[start Records supplied]
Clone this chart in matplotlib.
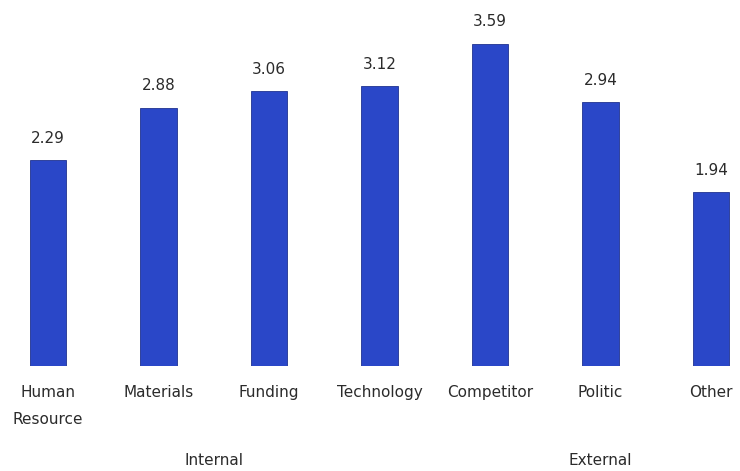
import matplotlib
matplotlib.use("Agg")
from matplotlib import pyplot as plt

categories = ["Human\nResource", "Materials", "Funding", "Technology", "Competitor", "Politic", "Other"]
values = [2.29, 2.88, 3.06, 3.12, 3.59, 2.94, 1.94]
groups = ["Internal", "External"]
group_members = [[0, 1, 2, 3], [4, 5, 6]]

fig = plt.figure(figsize=(7.4, 4.71), dpi=100)
ax = fig.add_axes([0, 0.223, 1, 0.762])

x = list(range(len(categories)))
ax.bar(x, values, width=0.33, color="#2a47c8", edgecolor="#1f3290", linewidth=0.6)

for xi, v in zip(x, values):
	ax.text(xi, v + 0.16, f"{v:.2f}", ha="center", va="bottom", fontsize=11, color="#2b2b2b")

ax.set_xlim(-0.434, 6.262)
ax.set_ylim(0, 4)
ax.set_xticks(x)
ax.set_xticklabels(categories, fontsize=11, color="#2b2b2b", linespacing=2.0, va="top")
ax.tick_params(axis="x", length=0, pad=14)
ax.set_yticks([])
for s in ax.spines.values():
	s.set_visible(False)

# group labels under the category names
for name, members in zip(groups, group_members):
	cx = sum(members) / len(members)
	ax.text(cx, -1.05, name, ha="center", va="center", fontsize=11, color="#2b2b2b")

fig.savefig("out.png", dpi=100)
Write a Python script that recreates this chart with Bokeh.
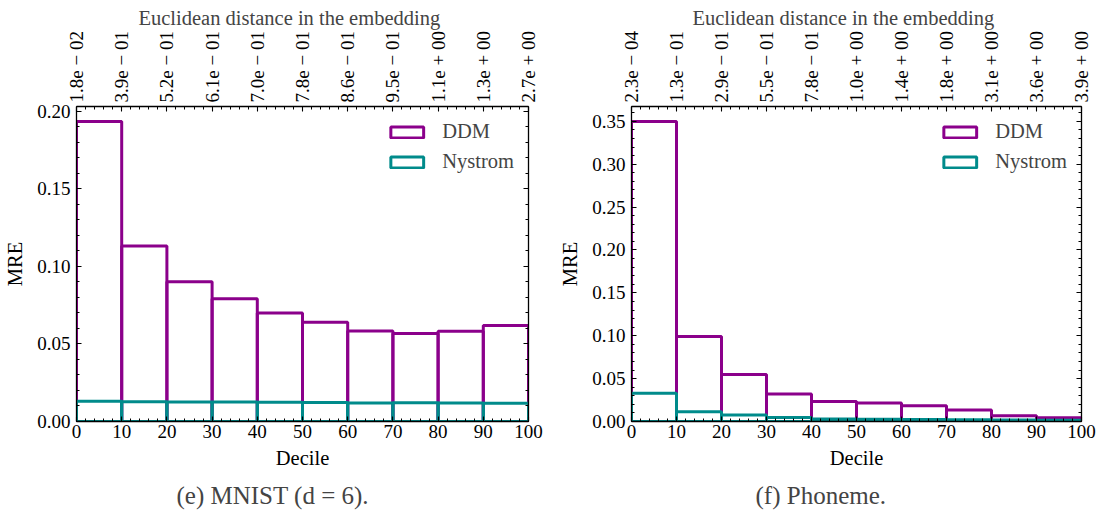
[end Records supplied]
## Directions for this task
Repeat the listing above exactly, with no pictures.

## Output below
Clone this chart in matplotlib.
import matplotlib
matplotlib.use("Agg")
from matplotlib import pyplot as plt

categories = ["Human\nResource", "Materials", "Funding", "Technology", "Competitor", "Politic", "Other"]
values = [2.29, 2.88, 3.06, 3.12, 3.59, 2.94, 1.94]
groups = ["Internal", "External"]
group_members = [[0, 1, 2, 3], [4, 5, 6]]

fig = plt.figure(figsize=(7.4, 4.71), dpi=100)
ax = fig.add_axes([0, 0.223, 1, 0.762])

x = list(range(len(categories)))
ax.bar(x, values, width=0.33, color="#2a47c8", edgecolor="#1f3290", linewidth=0.6)

for xi, v in zip(x, values):
	ax.text(xi, v + 0.16, f"{v:.2f}", ha="center", va="bottom", fontsize=11, color="#2b2b2b")

ax.set_xlim(-0.434, 6.262)
ax.set_ylim(0, 4)
ax.set_xticks(x)
ax.set_xticklabels(categories, fontsize=11, color="#2b2b2b", linespacing=2.0, va="top")
ax.tick_params(axis="x", length=0, pad=14)
ax.set_yticks([])
for s in ax.spines.values():
	s.set_visible(False)

# group labels under the category names
for name, members in zip(groups, group_members):
	cx = sum(members) / len(members)
	ax.text(cx, -1.05, name, ha="center", va="center", fontsize=11, color="#2b2b2b")

fig.savefig("out.png", dpi=100)
Write a Python script that recreates this chart with Bokeh.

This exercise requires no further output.